My sis and I took our mum for SPA on mothers' day. HAHA! We made her a card too, bought her a pink rose...and ate a whooping $91 dollars seafood meal. My mother sure is a weird person...she was obviously very happy about the SPA thingy but she was acting like she wasn't impressed. HAHA, so Sagittarius of her.
I feel so tired now..and VERY HUNGRY. School was alright I guess..just that sometimes I will have sudden bouts of nostalgia, making me sad. Same school, same topics..but why is it so different?I really miss the old times in school..the mindless jokes, the laughters, the stress..and being able to see a certain someone....erm..heh.. But what is gone is gone....and I wouldn't want to see that someone again cause I think it will just make me sadder..and I don't even know why I feel sad anyway. Its weird, but I just want to be able to see and not to be together with. This is such a dumb thing but at least it motivates me to...
I miss MAPLESTORY! and I want to see jinbo! hahahahhaha!!
I love and hate making decisions.
Wednesday, May 07, 2008
Today was such a DEEPSHITDAY for me and zhiyi.
We were denied toilet breaks for the rest of the year for chem lessons..just because we went to the toilet today for about 10 mins. Our fav teacher thought we went to the CANTEEN to chat with frds when in actual fact, we went to the photocopying shop...and the toilet of course. She just have issues with the canteen, lib and zhiyi's long hair.
We went to the lib after our chem and mugged there. I was reading a book titled I am a cat. HAHA it is a very nice book written by a Japanese author. I love Japanese authors, they give so much depth to a book and it gave me so much understanding and inspiration. :) Especially Haruki Murakami's books..man you should grab one for leisure reading and I highly recommend South of the border, west of the sun. Its the best so far.
Back to the story.. while in the lib, amina called and told us that commando lee wants to see us after school today or we will have to see the principal. HAHA we were freaked out cause we skipped PE and SPE for about a mth. LOL We saw him after school and it was nothing much, just that we HAVE to attend BOTH SPE and PE from next week onwards. We took our weight and it spoiled my day. I gained like 2 kg.
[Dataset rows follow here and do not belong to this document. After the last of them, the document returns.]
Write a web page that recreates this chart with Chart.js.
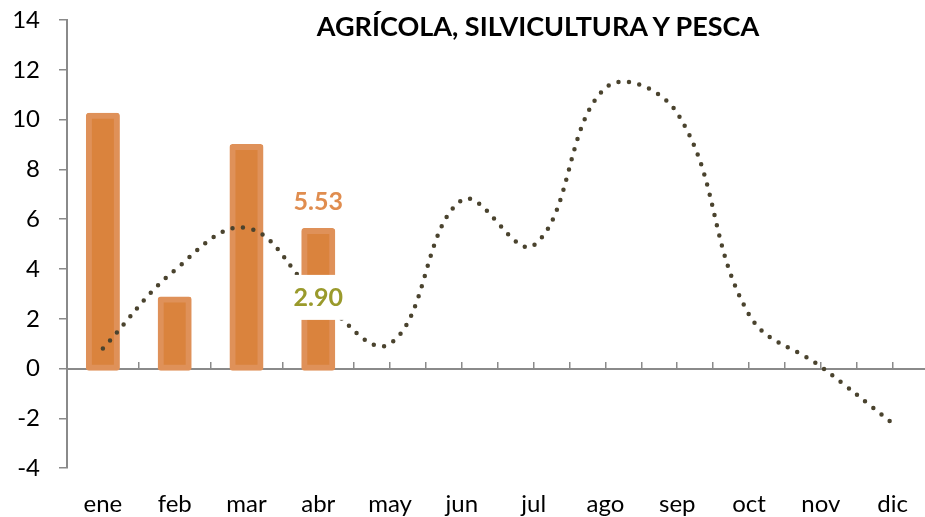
<!DOCTYPE html>
<html lang="es">
<head>
  <meta charset="UTF-8">
  <title>Agrícola, silvicultura y pesca</title>
  <script src="https://cdn.jsdelivr.net/npm/chart.js"></script>
  <style>
    html, body {
      margin: 0;
      padding: 0;
      background: #fff;
      overflow: hidden;
    }
    #wrap {
      position: relative;
      width: 930px;
      height: 517px;
    }
    #chartTitle {
      position: absolute;
      top: 12px;
      left: 538px;
      transform: translateX(-50%);
      white-space: nowrap;
      font-family: Lato, "Open Sans", sans-serif;
      font-weight: bold;
      font-size: 27px;
      line-height: 28px;
      color: #000;
    }
  </style>
</head>
<body>
  <div id="wrap">
    <canvas id="agroChart" width="930" height="517"></canvas>
    <div id="chartTitle">AGRÍCOLA, SILVICULTURA Y PESCA</div>
  </div>

  <script>
    // months and values
    const months = ['ene', 'feb', 'mar', 'abr', 'may', 'jun', 'jul', 'ago', 'sep', 'oct', 'nov', 'dic'];
    const barValues = [10.15, 2.78, 8.9, 5.53];
    const lineValues = [0.81, 3.95, 5.65, 2.90, 1.0, 6.77, 4.95, 11.27, 10.26, 2.17, 0.08, -2.2];
    const yTicks = [-4, -2, 0, 2, 4, 6, 8, 10, 12, 14];

    const axisGray = '#8a8a8a';
    const fontFamily = 'Lato, "Open Sans", sans-serif';

    // value labels for the latest month (bar on top, line with white box)
    const lastLabels = {
      id: 'lastLabels',
      afterDatasetsDraw(chart) {
        const ctx = chart.ctx;
        const i = barValues.length - 1;
        const bar = chart.getDatasetMeta(1).data[i];
        const pt = chart.getDatasetMeta(0).data[i];
        ctx.save();
        ctx.font = 'bold 25px ' + fontFamily;
        ctx.textAlign = 'center';
        ctx.textBaseline = 'middle';

        // bar value
        ctx.fillStyle = '#e08d4f';
        ctx.fillText(barValues[i].toFixed(2), bar.x, bar.y - 29);

        // line value over a white box
        const txt = lineValues[i].toFixed(2);
        const w = ctx.measureText(txt).width + 6;
        const h = 45;
        ctx.fillStyle = '#ffffff';
        ctx.fillRect(pt.x - w / 2, pt.y + 1 - h / 2, w, h);
        ctx.fillStyle = '#9a9a2c';
        ctx.fillText(txt, pt.x, pt.y + 2);
        ctx.restore();
      }
    };

    const ctx = document.getElementById('agroChart').getContext('2d');
    new Chart(ctx, {
      data: {
        labels: months,
        datasets: [
          {
            type: 'line',
            data: lineValues,
            order: 0,
            borderColor: '#4a432e',
            borderWidth: 4.5,
            borderDash: [0, 10.5],
            borderCapStyle: 'round',
            pointRadius: 0,
            tension: 0.4,
            fill: false
          },
          {
            type: 'bar',
            data: barValues,
            order: 1,
            backgroundColor: '#da833d',
            borderColor: '#df9159',
            borderWidth: 6,
            borderSkipped: false,
            borderRadius: 3,
            inflateAmount: 3,
            barThickness: 28
          }
        ]
      },
      options: {
        responsive: false,
        animation: false,
        layout: {
          padding: { top: 20, right: 1, bottom: -24, left: 0 }
        },
        plugins: {
          legend: { display: false },
          tooltip: { enabled: false },
          title: { display: false }
        },
        scales: {
          x: {
            type: 'category',
            position: 'bottom',
            offset: true,
            border: { display: false },
            grid: { display: false, drawTicks: false },
            ticks: {
              padding: 22,
              color: '#000',
              font: { family: fontFamily, size: 24 },
              maxRotation: 0,
              autoSkip: false
            }
          },
          // zero line with small tick marks at category centres and boundaries
          xZero: {
            type: 'linear',
            position: { y: 0 },
            min: -0.5,
            max: months.length - 0.5,
            afterFit(scale) { scale.height = 0; },
            border: { display: true, color: axisGray, width: 2 },
            grid: {
              drawOnChartArea: false,
              drawTicks: true,
              tickLength: -8,
              color: axisGray,
              lineWidth: 1.5
            },
            ticks: { display: false, stepSize: 0.5 }
          },
          y: {
            min: yTicks[0],
            max: yTicks[yTicks.length - 1],
            afterFit(scale) {
              scale.width = 67;
              scale.paddingTop = 0;
              scale.paddingBottom = 0;
            },
            afterBuildTicks(scale) {
              scale.ticks = yTicks.map(v => ({ value: v }));
            },
            border: { display: true, color: axisGray, width: 2 },
            grid: {
              drawOnChartArea: false,
              drawTicks: true,
              tickLength: 8,
              color: axisGray,
              lineWidth: 1.5
            },
            ticks: {
              padding: 19,
              color: '#000',
              font: { family: fontFamily, size: 24 }
            }
          }
        }
      },
      plugins: [lastLabels]
    });
  </script>
</body>
</html>
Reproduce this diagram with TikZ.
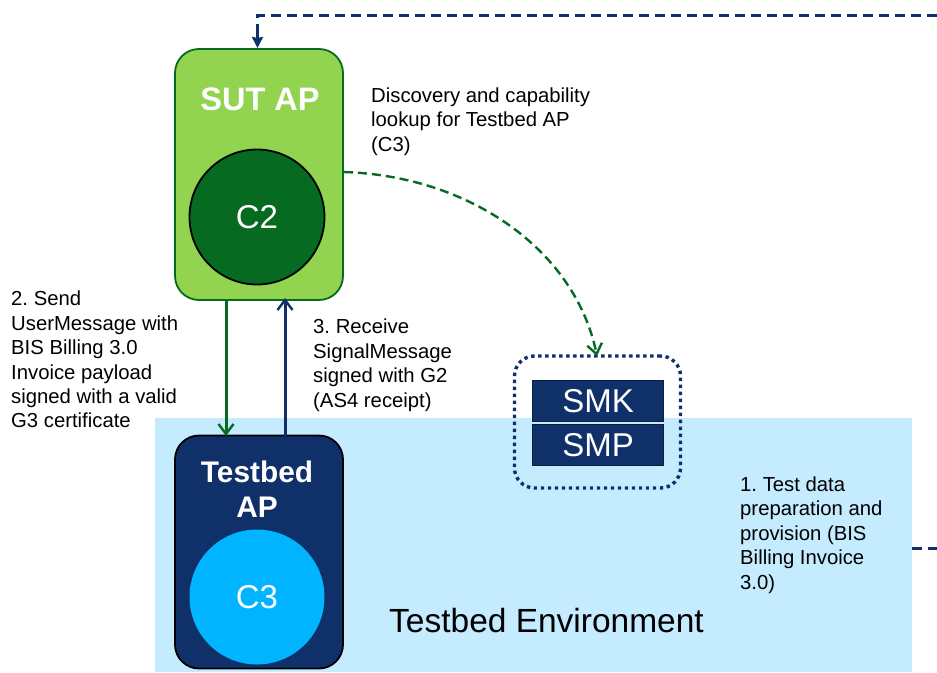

This really suck man. I really want to lose some freaking weight! I want to lose 8kg! and I will go to some weight management program if my weight doesn't drop any further. YES I WILL GO TO THE EXTREME!
SHUCKS. I have to run like shit again. I got half the mentality to just flunk the physical test..but my sporting genes won't allow me to do that cause I want to get gold. I must get gold or it will spoil my all gold record. :)
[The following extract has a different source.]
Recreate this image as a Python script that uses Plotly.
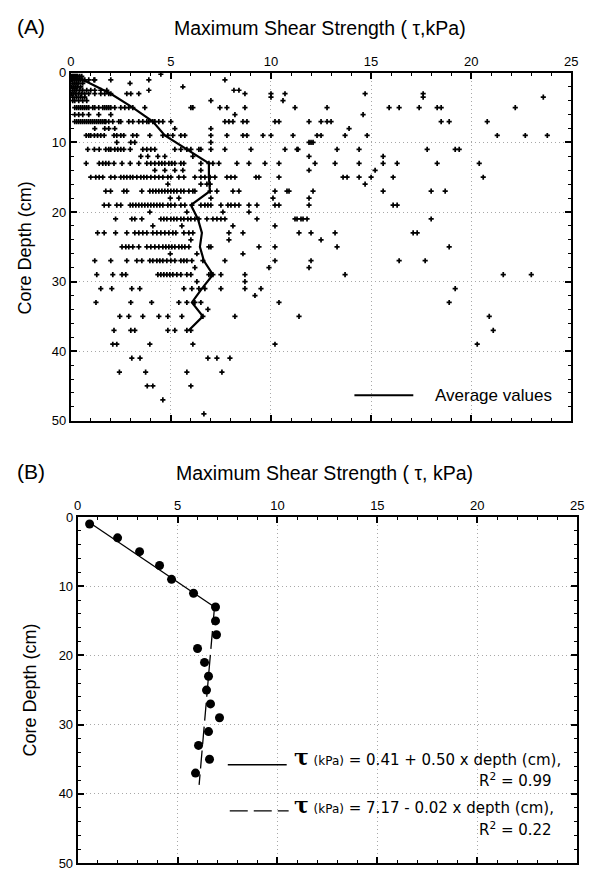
import plotly.graph_objects as go

W, H = 596, 874

# ---------------- Panel A data: individual measurements ----------------
scatter_depths = [0.2, 0.5, 1, 1.5, 2, 2.5, 3, 3.5, 4, 5, 6, 7, 8, 9, 10, 11, 12, 13, 14, 15,
                  16, 17, 18, 19, 20, 21, 22, 23, 24, 25, 26, 27, 28, 29, 30, 31, 32, 33,
                  34, 35, 37, 39, 41, 43, 45, 47, 49]
scatter_taus = [
    [4.5],
    [0.05, 0.1, 0.15, 0.2, 0.25, 0.3, 0.35, 0.45, 0.55],
    [0.05, 0.1, 0.2, 0.3, 0.4, 0.5, 0.6, 0.7, 0.9, 1.16, 1.2, 2.0, 3.9, 7.7],
    [0.1, 0.2, 0.3, 0.4, 0.6, 2.96],
    [0.05, 0.15, 0.25, 0.35, 0.5, 5.6],
    [0.1, 0.2, 0.3, 0.45, 0.6, 0.8, 1.0, 1.2, 1.5, 1.8, 3.9, 8.15, 8.4],
    [0.05, 0.15, 0.25, 0.4, 0.55, 0.7, 0.9, 1.2, 1.5, 1.7, 1.9, 2.0, 2.8, 3.0, 3.4, 8.7, 10.0,
     10.7, 14.7, 17.6],
    [0.1, 0.3, 0.5, 0.7, 10.0, 17.6, 23.6],
    [0.1, 0.2, 0.4, 0.6, 0.8, 7.0, 10.6],
    [0.2, 0.3, 0.4, 0.5, 0.6, 0.7, 0.8, 0.9, 1.1, 1.2, 1.4, 1.6, 1.7, 1.8, 1.9, 2.0, 2.2, 2.5,
     2.7, 2.9, 3.1, 3.7, 6.0, 6.1, 7.45, 7.8, 8.7, 11.2, 12.8, 15.9, 16.4, 17.4, 18.3, 18.5, 22.2],
    [0.2, 0.4, 0.6, 0.9, 1.4, 2.0, 8.2, 14.6],
    [0.2, 0.3, 0.4, 0.5, 0.6, 0.7, 0.8, 0.9, 1.0, 1.1, 1.2, 1.3, 1.4, 1.5, 1.6, 1.7, 1.75, 1.9,
     2.1, 2.4, 2.5, 2.9, 3.1, 3.4, 3.6, 3.8, 3.9, 4.1, 4.2, 4.4, 4.6, 5.0, 7.7, 7.9, 8.1, 8.6,
     8.8, 10.2, 10.4, 11.9, 12.5, 12.8, 13.0, 18.5, 18.9, 20.8],
    [1.2, 1.7, 1.9, 2.2, 5.2, 7.0, 13.9],
    [0.77, 0.9, 1.0, 1.18, 1.34, 1.5, 1.67, 2.16, 2.3, 2.5, 2.65, 3.1, 3.3, 3.95, 4.6, 4.85, 5.1,
     5.5, 5.7, 7.0, 7.8, 8.6, 8.8, 9.6, 10.0, 11.1, 12.3, 12.5, 13.7, 14.8, 21.3, 22.7, 23.8],
    [2.3, 3.0, 3.2, 7.0, 11.9, 12.0, 12.1],
    [0.85, 1.18, 1.42, 1.75, 1.9, 2.0, 2.2, 2.35, 2.5, 2.65, 2.97, 3.6, 3.8, 4.0, 4.2, 5.2, 5.5,
     5.8, 6.0, 6.4, 6.5, 7.0, 7.7, 9.0, 10.7, 11.3, 11.35, 13.3, 14.4, 17.8, 19.2, 19.4],
    [3.5, 3.85, 4.35, 4.7, 6.1, 11.9, 15.6],
    [0.77, 1.42, 1.6, 1.75, 1.9, 2.16, 2.56, 2.97, 3.4, 3.8, 4.0, 4.2, 4.4, 4.55, 4.7, 4.9, 5.05,
     5.2, 5.5, 5.65, 6.5, 6.9, 7.1, 7.4, 8.3, 8.9, 9.7, 10.4, 12.2, 13.2, 14.4, 15.6, 16.3, 18.3,
     20.4],
    [4.2, 4.7, 5.2, 5.6, 6.5, 11.9, 15.2],
    [1.0, 1.25, 1.42, 1.6, 2.0, 2.2, 2.5, 2.65, 2.8, 2.97, 3.1, 3.3, 3.5, 3.65, 3.8, 4.0, 4.2,
     4.4, 4.6, 4.85, 5.0, 5.4, 5.65, 6.2, 6.5, 6.7, 6.96, 7.2, 7.8, 8.0, 8.2, 9.25, 9.4, 10.4,
     13.6, 13.8, 14.4, 15.0, 16.1, 20.6],
    [4.85, 6.5, 6.8, 6.96, 14.7],
    [1.75, 1.99, 2.65, 2.8, 3.55, 3.95, 4.1, 4.25, 4.4, 4.55, 4.7, 4.85, 5.0, 5.15, 5.3, 5.5,
     5.65, 5.9, 6.1, 6.2, 6.96, 7.3, 8.1, 8.4, 10.2, 10.8, 10.9, 12.1, 15.6, 18.0, 18.7],
    [4.97, 5.4, 7.0, 10.1, 11.9],
    [1.67, 1.9, 2.3, 2.5, 2.97, 3.1, 3.25, 3.4, 3.55, 3.7, 3.85, 4.0, 4.15, 4.3, 4.45, 4.6, 4.85,
     5.0, 5.2, 5.5, 5.7, 6.05, 6.5, 6.7, 6.85, 7.0, 7.5, 7.85, 8.0, 8.2, 8.4, 8.9, 9.3, 10.2,
     10.4, 11.9, 16.1, 16.3],
    [3.95, 5.8, 7.6, 8.9],
    [2.24, 3.05, 3.2, 3.55, 4.5, 4.65, 4.8, 5.0, 5.15, 5.3, 5.5, 5.65, 5.85, 6.0, 6.2, 6.4, 6.8,
     7.1, 7.3, 7.5, 7.7, 9.3, 11.2, 11.3, 11.5, 11.6, 11.8, 18.0],
    [4.1, 5.55, 8.1, 10.2],
    [1.34, 1.67, 2.24, 2.8, 3.2, 3.4, 3.6, 3.8, 4.1, 4.3, 4.5, 4.7, 4.9, 5.1, 5.25, 5.65, 5.9,
     6.1, 7.9, 8.6, 11.4, 12.0, 13.2, 17.1, 17.3],
    [6.0, 7.9, 12.5],
    [2.56, 2.75, 2.9, 3.1, 3.4, 3.8, 4.0, 4.2, 4.4, 4.6, 4.75, 4.9, 5.05, 5.2, 5.4, 5.55, 5.7,
     5.9, 6.9, 7.0, 9.4, 10.2, 13.3, 18.9],
    [4.97, 6.3, 8.6],
    [1.2, 2.0, 2.8, 3.3, 3.55, 3.95, 4.1, 4.3, 4.45, 4.6, 4.8, 5.0, 5.2, 5.5, 5.65, 5.8, 6.05,
     6.6, 7.7, 10.2, 12.0, 16.4, 17.7],
    [6.2, 9.9, 11.9],
    [1.3, 2.1, 2.56, 2.75, 4.35, 4.5, 4.65, 4.8, 4.95, 5.1, 5.3, 5.5, 5.8, 6.0, 6.9, 7.0, 7.1,
     7.5, 8.7, 13.7, 21.6, 23.0],
    [6.3, 8.7],
    [1.5, 2.05, 3.05, 3.45, 5.65, 6.05, 6.4, 6.7, 7.5, 8.7, 9.5, 19.2],
    [9.2],
    [1.26, 3.0, 4.04, 5.4, 5.8, 6.2, 6.5, 10.4, 18.9],
    [6.85],
    [2.45, 2.9, 3.6, 4.4, 4.85, 5.55, 6.6, 8.2, 11.4, 20.9],
    [2.16, 3.0, 3.2, 4.85, 5.2, 5.8, 6.0, 21.1],
    [2.1, 2.3, 3.95, 6.1, 10.2, 20.3],
    [3.05, 3.46, 6.85, 7.3, 7.95],
    [2.43, 3.74, 5.8, 7.55],
    [3.82, 4.1, 6.0],
    [4.6],
    [6.65],
]

# ---------------- Average values (used in both panels) ----------------
avg_depth = [1, 3, 5, 7, 9, 11, 13, 15, 17, 19, 21, 23, 25, 27, 29, 31, 33, 35, 37]
avg_tau = [0.6, 2.0, 3.1, 4.1, 4.7, 5.8, 6.9, 6.9, 6.95, 6.0, 6.35, 6.55, 6.45, 6.65, 7.1,
           6.55, 6.05, 6.6, 5.9]

# ---------------- Regression lines (panel B) ----------------
fit1_depth = [1, 13]
fit1_tau = [0.7, 6.85]
fit2_depth = [13, 38.7]
fit2_tau = [6.85, 6.08]

x_ticks = [0, 5, 10, 15, 20, 25]
y_ticks = [0, 10, 20, 30, 40, 50]
title_text = "Maximum Shear Strength ( τ,kPa)"
title_text_b = "Maximum Shear Strength ( τ, kPa)"
ylabel = "Core Depth (cm)"
tau_b = "<span style='font-size:22px;font-family:DejaVu Serif'><b>τ</b></span>"
eq1 = tau_b + " <span style='font-size:12px'>(kPa)</span> = 0.41 + 0.50 x depth (cm),"
eq2 = tau_b + " <span style='font-size:12px'>(kPa)</span> = 7.17 - 0.02 x depth (cm),"
r2_1 = "R<sup>2</sup> = 0.99"
r2_2 = "R<sup>2</sup> = 0.22"


def px(x):
    return x / W


def py(y):
    return 1 - y / H


xs, ys = [], []
for d, row in zip(scatter_depths, scatter_taus):
    for t in row:
        xs.append(t)
        ys.append(d)

fig = go.Figure()
fig.add_trace(go.Scatter(x=xs, y=ys, mode="markers", xaxis="x", yaxis="y",
                         marker=dict(symbol="cross", size=4.3, color="black",
                                     line=dict(width=0)),
                         showlegend=False, hoverinfo="skip"))
fig.add_trace(go.Scatter(x=avg_tau, y=avg_depth, mode="lines", xaxis="x", yaxis="y",
                         line=dict(color="black", width=2.2), showlegend=False))

fig.add_trace(go.Scatter(x=fit1_tau, y=fit1_depth, mode="lines", xaxis="x2", yaxis="y2",
                         line=dict(color="black", width=1.3), showlegend=False))
fig.add_trace(go.Scatter(x=fit2_tau, y=fit2_depth, mode="lines", xaxis="x2", yaxis="y2",
                         line=dict(color="black", width=1.3, dash="18px,6px"),
                         showlegend=False))
fig.add_trace(go.Scatter(x=avg_tau, y=avg_depth, mode="markers", xaxis="x2", yaxis="y2",
                         marker=dict(symbol="circle", size=9, color="black"),
                         showlegend=False))

tick_font = dict(family="Liberation Sans, Arial", size=13, color="black")
common_x = dict(range=[0, 25], tickvals=x_ticks, side="top", ticks="inside", ticklen=6,
                tickwidth=1.5, tickcolor="black", showline=True, linecolor="black",
                linewidth=1.8, mirror="allticks", showgrid=True, gridcolor="#a8a8a8",
                griddash="1px,3px", gridwidth=1, zeroline=False, tickfont=tick_font,
                minor=dict(dtick=1, ticks="inside", ticklen=3, tickwidth=1,
                           tickcolor="black", showgrid=False))
common_y = dict(range=[50, 0], tickvals=y_ticks, ticks="inside", ticklen=6,
                tickwidth=1.5, tickcolor="black", showline=True, linecolor="black",
                linewidth=1.8, mirror="allticks", showgrid=True, gridcolor="#a8a8a8",
                griddash="1px,3px", gridwidth=1, zeroline=False, tickfont=tick_font,
                minor=dict(dtick=2, ticks="inside", ticklen=3, tickwidth=1,
                           tickcolor="black", showgrid=False))

fig.update_layout(
    width=W, height=H, margin=dict(l=0, r=0, t=0, b=0),
    paper_bgcolor="white", plot_bgcolor="white",
    font=dict(family="Liberation Sans, Arial", color="black"),
    xaxis=dict(domain=[px(68), px(578)], anchor="y", **common_x),
    yaxis=dict(domain=[py(421), py(67)], anchor="x", **common_y),
    xaxis2=dict(domain=[px(75), px(584)], anchor="y2", **common_x),
    yaxis2=dict(domain=[py(871), py(519)], anchor="x2", **common_y),
    showlegend=False,
)


def note(x, y, text, size, xanchor="left", angle=0, family=None):
    f = dict(size=size, color="black")
    if family:
        f["family"] = family
    return dict(x=px(x), y=py(y), xref="paper", yref="paper", text=text, showarrow=False,
                xanchor=xanchor, yanchor="middle", textangle=angle, font=f)


ann = [
    note(11, 20, "(A)", 21),
    note(322, 21, title_text, 19.5, "center"),
    note(11, 473, "(B)", 21),
    note(327, 474, title_text_b, 19.5, "center"),
    note(21, 245, ylabel, 18, "center", -90),
    note(27, 695, ylabel, 18, "center", -90),
    note(437, 395, "Average values", 17),
    note(293, 763, eq1, 15, "left", 0, "DejaVu Sans"),
    note(560, 787, r2_1, 15, "right", 0, "DejaVu Sans"),
    note(293, 812, eq2, 15, "left", 0, "DejaVu Sans"),
    note(560, 836, r2_2, 15, "right", 0, "DejaVu Sans"),
]
fig.update_layout(annotations=ann)

shapes = [
    dict(type="line", xref="paper", yref="paper", x0=px(357), x1=px(417), y0=py(395),
         y1=py(395), line=dict(color="black", width=2)),
    dict(type="line", xref="paper", yref="paper", x0=px(228), x1=px(288), y0=py(771),
         y1=py(771), line=dict(color="black", width=1.3)),
    dict(type="line", xref="paper", yref="paper", x0=px(230), x1=px(290), y0=py(818),
         y1=py(818), line=dict(color="black", width=1.3, dash="18px,6px")),
]
fig.update_layout(shapes=shapes)

fig.write_html("out.html", config={"displayModeBar": False},
               post_script="document.body.style.margin='0';"
                           "document.body.style.overflow='hidden';")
AND I am offered a place in SIM. Man, I have to choose my future again. Its a 50-50 thing you know? I don't mind staying and repeat another year, but I also don't mind being in sim. They offered me business banking and finance...haik what do I really want? I just read some girl's blog and she freaking got straight 4As. OH MAN. I nearly fainted and its like LIFE is just so UNFAIR. She excels in sports and also her studies..and I think she is freaking rich too! and she is quite good looking too!! OH MAN! God bless u!Oh man! and I just noticed that I will never win her! I got only freaking 3H2! :(
My split road:- 1. Why I want to retake I can get my straight As I can get into local uni I play tt in uni I can experience hostel life I can enroll in uni together with my poly frds I can go design course as I have the time to make my portfolio now I can boost my already very low morale and prove to myself that I can change my life I don't want to my shit results to stay with me for life I don't want to regret making the wrong choices because of societal factors
2. Why I don't mind going SIM I don't want to waste another year in school I am not 100% sure I will do very well SIM-UOL graduates can also have high pay as most companies are privately based and won't factor university into their hiring decision I have frds that may be enrolling together with me in the same course My mother, seniors and frds think that SIM is a better choice then retaking I have no financial burden and private uni are not that exp in my opinion
Ok, I can't think of anymore things to write. Its just so HARD to decide..sheesh.